Por tanto, las resoluciones judiciales no son una mera creencia ni son fruto, o no deben serlo en un Estado de Derecho, ni de la presión social ni de los dictados de poderes fácticos interesados en un determinado sentido de los fallos judiciales. El ejercicio de la potestad jurisdiccional corresponde únicamente a los jueces y éstos deben poder administrar justicia de forma independiente con la colaboración de todos. Corresponde al resto de la sociedad respetar los pronunciamientos judiciales y, cada cual en la medida de sus funciones, colaborar en su cumplimiento y, en su caso, instar las reformas legislativas que sean oportunas, pero no de forma irreflexiva sino oyendo a los operadores jurídicos.

Por todo ello, mi reconocimiento a todos los jueces, fiscales y abogados que ejercen profesionalmente sus funciones en cada proceso: los primeros, instruyendo o enjuiciando causas penales o juzgando asuntos civiles, con independencia y sometidos únicamente al imperio de la ley; los segundos, promoviendo la acción de la justicia en defensa de la legalidad, de los derechos de los ciudadanos y del interés público tutelado por la ley, con sujeción a los principios de legalidad e imparcialidad; los terceros, defendiendo los derechos del justiciable, víctima o acusado, aportando los medios de prueba pertinentes para la acusación o defensa.

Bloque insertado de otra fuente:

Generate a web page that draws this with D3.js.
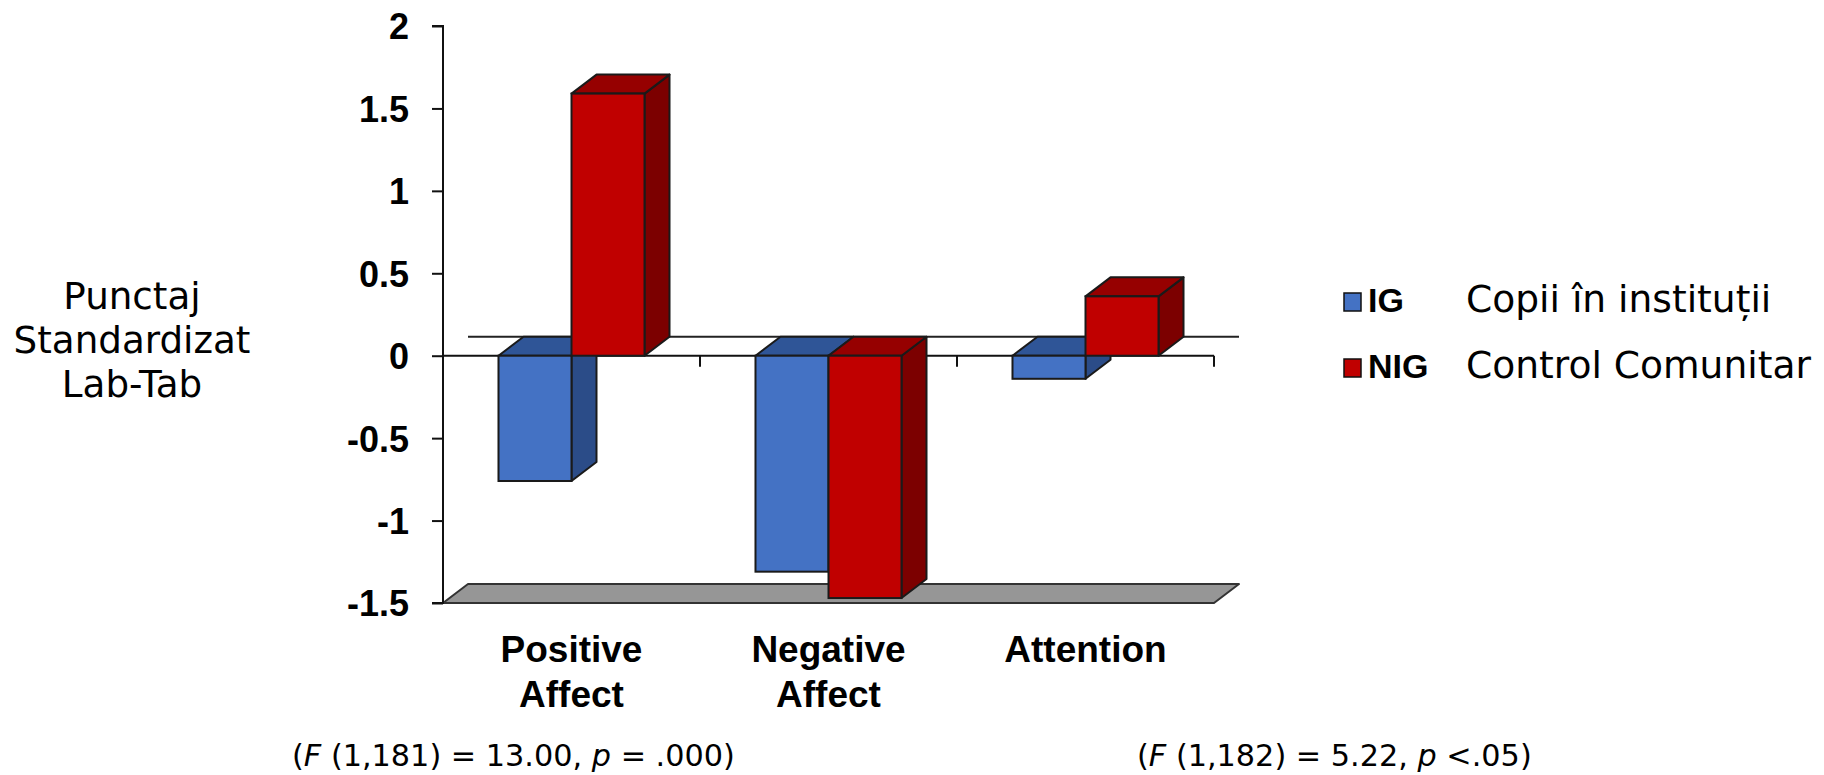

Porque todos ellos, además de otros profesionales (como las fuerzas y cuerpos de seguridad, los Letrados de la Administración de Justicia, el personal de la oficina judicial o los procuradores) forman parte del mismo engranaje necesario para que se imparta justicia. Esta justicia ha de impartirse en un sistema, como el nuestro, dotado de las máximas garantías para todas las partes y que, desde todas las instancias políticas, mediáticas y sociales, debe velarse para que se cumplan. También evitando injerencias en los asuntos judicializados y presiones y vulneración de los derechos de los jueces, fiscales, abogados y demás operadores jurídicos, así como de las víctimas y acusados.

La Plataforma Cívica por la Independencia Judicial, con ocasión del linchamiento público y declaraciones políticas ante el fallo dictado en primera instancia en el asunto de “La Manada”, planteó denuncia ante el Consejo de Europa.

Un Estado de Derecho se caracteriza por el imperio de la ley, y no de la venganza, y por una justicia impartida con todas las garantías y respeto a los derechos de los implicados. En manos de todos, especialmente de los políticos y medios de comunicación, por su influencia en la sociedad, está que no se pierda ese respeto ni la confianza en los tribunales como lugar en que resolver las controversias jurídicas dentro de una comunidad.